The Mestizo Arts and Activism project is directed by the recipients of the ’07-’08 Bennion Center Public Service Professorship: Dr. Matt Bradley of the Honors College; Dr. Caitlin Cahill of the city and metropolitan planning departments; and Dr. David Quijada of the education, culture and society and ethnic studies programs.
“The Mestizo Arts and Activism program provides an opportunity for us to listen to young people whose voices are all too often missing, ignored, or excluded from those decisions that affect them,” says Cahill. “Here we work collectively with young people to act upon their concerns and create community change.”
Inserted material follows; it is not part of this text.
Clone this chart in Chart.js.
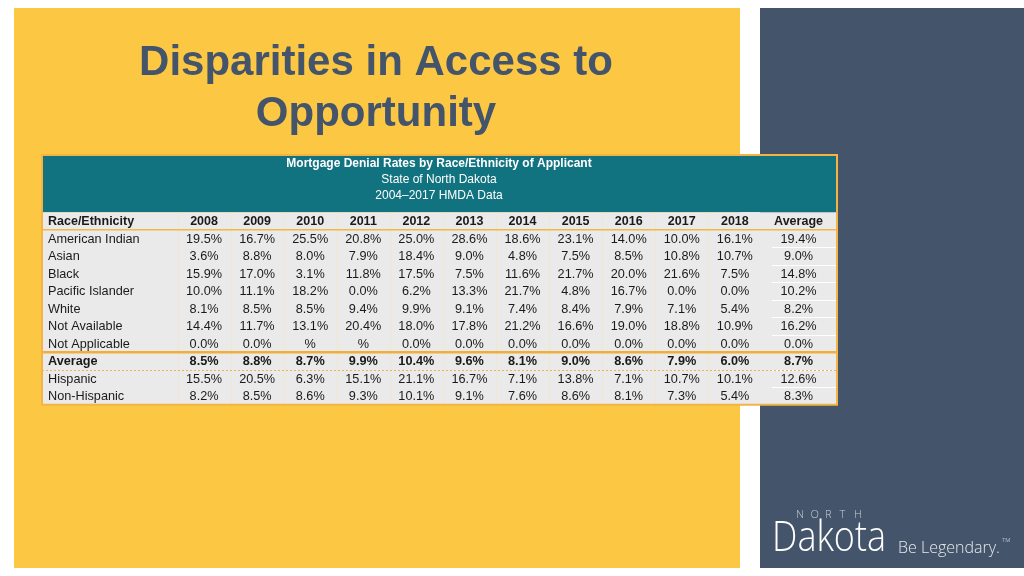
<!DOCTYPE html>
<html><head><meta charset="utf-8">
<script src="https://cdn.jsdelivr.net/npm/chart.js@4"></script>
<style>html,body{margin:0;padding:0;background:#fff;}canvas{display:block;}</style>
</head><body>
<canvas id="c" width="1024" height="576"></canvas>
<script>
const years = ['2008','2009','2010','2011','2012','2013','2014','2015','2016','2017','2018'];
const rowLabels = ['American Indian','Asian','Black','Pacific Islander','White','Not Available','Not Applicable','Average','Hispanic','Non-Hispanic'];
const americanIndian = [19.5,16.7,25.5,20.8,25.0,28.6,18.6,23.1,14.0,10.0,16.1];
const asian = [3.6,8.8,8.0,7.9,18.4,9.0,4.8,7.5,8.5,10.8,10.7];
const black = [15.9,17.0,3.1,11.8,17.5,7.5,11.6,21.7,20.0,21.6,7.5];
const pacificIslander = [10.0,11.1,18.2,0.0,6.2,13.3,21.7,4.8,16.7,0.0,0.0];
const white = [8.1,8.5,8.5,9.4,9.9,9.1,7.4,8.4,7.9,7.1,5.4];
const notAvailable = [14.4,11.7,13.1,20.4,18.0,17.8,21.2,16.6,19.0,18.8,10.9];
const notApplicable = [0.0,0.0,null,null,0.0,0.0,0.0,0.0,0.0,0.0,0.0];
const averageRow = [8.5,8.8,8.7,9.9,10.4,9.6,8.1,9.0,8.6,7.9,6.0];
const hispanic = [15.5,20.5,6.3,15.1,21.1,16.7,7.1,13.8,7.1,10.7,10.1];
const nonHispanic = [8.2,8.5,8.6,9.3,10.1,9.1,7.6,8.6,8.1,7.3,5.4];
const rowAverages = [19.4,9.0,14.8,10.2,8.2,16.2,0.0,8.7,12.6,8.3];
const headerLabel = 'Race/Ethnicity';
const averageLabel = 'Average';
const tableTitle = ['Mortgage Denial Rates by Race/Ethnicity of Applicant','State of North Dakota','2004\u20132017 HMDA Data'];
const slideTitle = ['Disparities in Access to','Opportunity'];

const rowValues = [americanIndian, asian, black, pacificIslander, white, notAvailable, notApplicable, averageRow, hispanic, nonHispanic];
const AVG_COL = years.length + 0.2;
const BOLD_ROW = rowLabels.indexOf('Average');
const FONT = '"Liberation Sans", Arial, sans-serif';

const datasets = rowValues.map((vals, r) => ({
  label: rowLabels[r],
  data: vals.map((v, i) => ({x: i, y: r, v: v})).concat([{x: AVG_COL, y: r, v: rowAverages[r]}]),
  pointRadius: 0, pointHoverRadius: 0, showLine: false
}));

const fmt = v => (v === null ? '' : v.toFixed(1)) + '%';

const tablePlugin = {
  id: 'tablePlugin',
  beforeDraw(chart) {
    const ctx = chart.ctx, xs = chart.scales.x, ys = chart.scales.y;
    ctx.save();
    ctx.fillStyle = '#ffffff'; ctx.fillRect(0,0,1024,576);
    ctx.fillStyle = '#FCC844'; ctx.fillRect(14,8,726,560);
    ctx.fillStyle = '#44546A'; ctx.fillRect(760,8,264,560);
    // slide title
    ctx.fillStyle = '#44546A';
    ctx.font = 'bold 42px ' + FONT;
    ctx.textAlign = 'center'; ctx.textBaseline = 'alphabetic';
    ctx.fillText(slideTitle[0], 376, 75);
    ctx.fillText(slideTitle[1], 376, 126);
    // table box
    const tl = 42, tr = 837, top = 155;
    const bodyTop = ys.getPixelForValue(-1.5), bodyBot = ys.getPixelForValue(rowLabels.length - 0.5);
    ctx.fillStyle = '#11737F'; ctx.fillRect(tl, top, tr - tl, bodyTop - top);
    ctx.fillStyle = '#EAEAEA'; ctx.fillRect(tl, bodyTop, tr - tl, bodyBot - bodyTop);
    // header text
    ctx.fillStyle = '#ffffff';
    ctx.textBaseline = 'middle';
    ctx.font = 'bold 12px ' + FONT; ctx.fillText(tableTitle[0], 439, 164);
    ctx.font = '12px ' + FONT; ctx.fillText(tableTitle[1], 439, 180);
    ctx.fillText(tableTitle[2], 439, 195.5);
    // faint column lines
    ctx.strokeStyle = 'rgba(250,225,160,0.35)'; ctx.lineWidth = 1;
    for (let i = 0; i < years.length; i++) {
      const x = Math.round(xs.getPixelForValue(i - 0.5)) + 0.5;
      ctx.beginPath(); ctx.moveTo(x, bodyTop); ctx.lineTo(x, bodyBot); ctx.stroke();
    }
    // white separators in average column
    ctx.strokeStyle = '#ffffff';
    const ax0 = xs.getPixelForValue(years.length - 0.3);
    for (let r = 0; r < rowLabels.length - 1; r++) {
      const y = Math.round(ys.getPixelForValue(r + 0.5)) + 0.5;
      ctx.beginPath(); ctx.moveTo(ax0, y); ctx.lineTo(tr, y); ctx.stroke();
    }
    // header underline
    ctx.strokeStyle = '#F4B54A'; ctx.lineWidth = 1.5;
    let y = ys.getPixelForValue(-0.5);
    ctx.beginPath(); ctx.moveTo(tl, y); ctx.lineTo(tr, y); ctx.stroke();
    ctx.lineWidth = 2.5; ctx.strokeStyle = '#F2AE3C';
    y = ys.getPixelForValue(BOLD_ROW - 0.5);
    ctx.beginPath(); ctx.moveTo(tl, y); ctx.lineTo(tr, y); ctx.stroke();
    ctx.lineWidth = 1; ctx.setLineDash([2,2]); ctx.strokeStyle = '#F2B050';
    y = Math.round(ys.getPixelForValue(BOLD_ROW + 0.5)) + 0.5;
    ctx.beginPath(); ctx.moveTo(tl, y); ctx.lineTo(tr, y); ctx.stroke();
    ctx.setLineDash([]);
    // outer border
    ctx.strokeStyle = '#F3B443'; ctx.lineWidth = 2;
    ctx.strokeRect(tl, top, tr - tl, bodyBot - top);
    // logo
    ctx.fillStyle = '#C9CED6'; ctx.font = '300 11px "Open Sans", sans-serif';
    ctx.textAlign = 'left'; ctx.textBaseline = 'alphabetic';
    'NORTH'.split('').forEach((ch, i) => ctx.fillText(ch, 796 + i * 14.5, 518));
    ctx.fillStyle = '#ffffff'; ctx.font = '300 42px "Open Sans", sans-serif';
    const dw = ctx.measureText('Dakota').width;
    ctx.save(); ctx.translate(772, 551); ctx.scale(114 / dw, 1);
    ctx.fillText('Dakota', 0, 0); ctx.restore();
    ctx.fillStyle = '#E6E9ED'; ctx.font = '300 16px "Open Sans", sans-serif';
    ctx.fillText('Be Legendary.', 898, 553);
    ctx.font = '300 6px "Open Sans", sans-serif';
    ctx.fillText('TM', 1002, 542);
    ctx.restore();
  },
  afterDatasetsDraw(chart) {
    const ctx = chart.ctx, xs = chart.scales.x, ys = chart.scales.y;
    ctx.save();
    ctx.fillStyle = '#1a1a1a';
    ctx.textBaseline = 'middle';
    ctx.font = 'bold 12.5px ' + FONT;
    const hy = ys.getPixelForValue(-1) + 0.5;
    ctx.textAlign = 'left'; ctx.fillText(headerLabel, 48, hy);
    ctx.textAlign = 'center';
    years.forEach((yr, i) => ctx.fillText(yr, xs.getPixelForValue(i), hy));
    ctx.fillText(averageLabel, xs.getPixelForValue(AVG_COL), hy);
    chart.data.datasets.forEach((ds, r) => {
      ctx.font = (r === BOLD_ROW ? 'bold ' : '') + '12.7px ' + FONT;
      const meta = chart.getDatasetMeta(r);
      ctx.textAlign = 'left';
      ctx.fillText(ds.label, 48, meta.data[0].y + 0.7);
      ctx.textAlign = 'center';
      meta.data.forEach((el, i) => ctx.fillText(fmt(ds.data[i].v), el.x, el.y + 0.7));
    });
    ctx.restore();
  }
};

new Chart(document.getElementById('c'), {
  type: 'scatter',
  data: { datasets },
  options: {
    responsive: false, animation: false, devicePixelRatio: 1,
    layout: { padding: { left: 177.5, right: 183, top: 212.25, bottom: 171.25 } },
    plugins: { legend: { display: false }, tooltip: { enabled: false } },
    scales: {
      x: { type: 'linear', display: false, min: -0.5, max: 12.0 },
      y: { type: 'linear', display: false, reverse: true, min: -1.5, max: rowLabels.length - 0.5 }
    }
  },
  plugins: [tablePlugin]
});
</script>
</body></html>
The Mestizo Arts and Activism project’s goal is to support the development of young people growing up on the west side of Salt Lake City as catalysts of change through leadership and active civic engagement. The project draws upon the assets of the diverse communities of the west side, engaging the resources of community partners including the Mestizo Institute for Culture and Arts (MICA) and the West Side Leadership Institute of University Neighborhood Partners (UNP) and NeighborWorks Salt Lake (NWS).
This year, 20 high school students from the west side are participating in the program. As part of the program, the youth participants develop action research projects based on their own concerns.
In Spring 2008, research teams investigated issues of access to higher education for undocumented students, stereotypes and immigration, and stereotyping and discrimination on the west side. In this process, young people are re-positioned as co-researchers as they frame the questions to be investigated, document and analyze conditions in their local areas, identify priority issues affecting young people and develop and implement action plans to affect change in their community.
The 2008-2009 program is supported by the UNP Community Scholar in Residence Award, the department of city and metropolitan planning and the Marriner Eccles Foundation.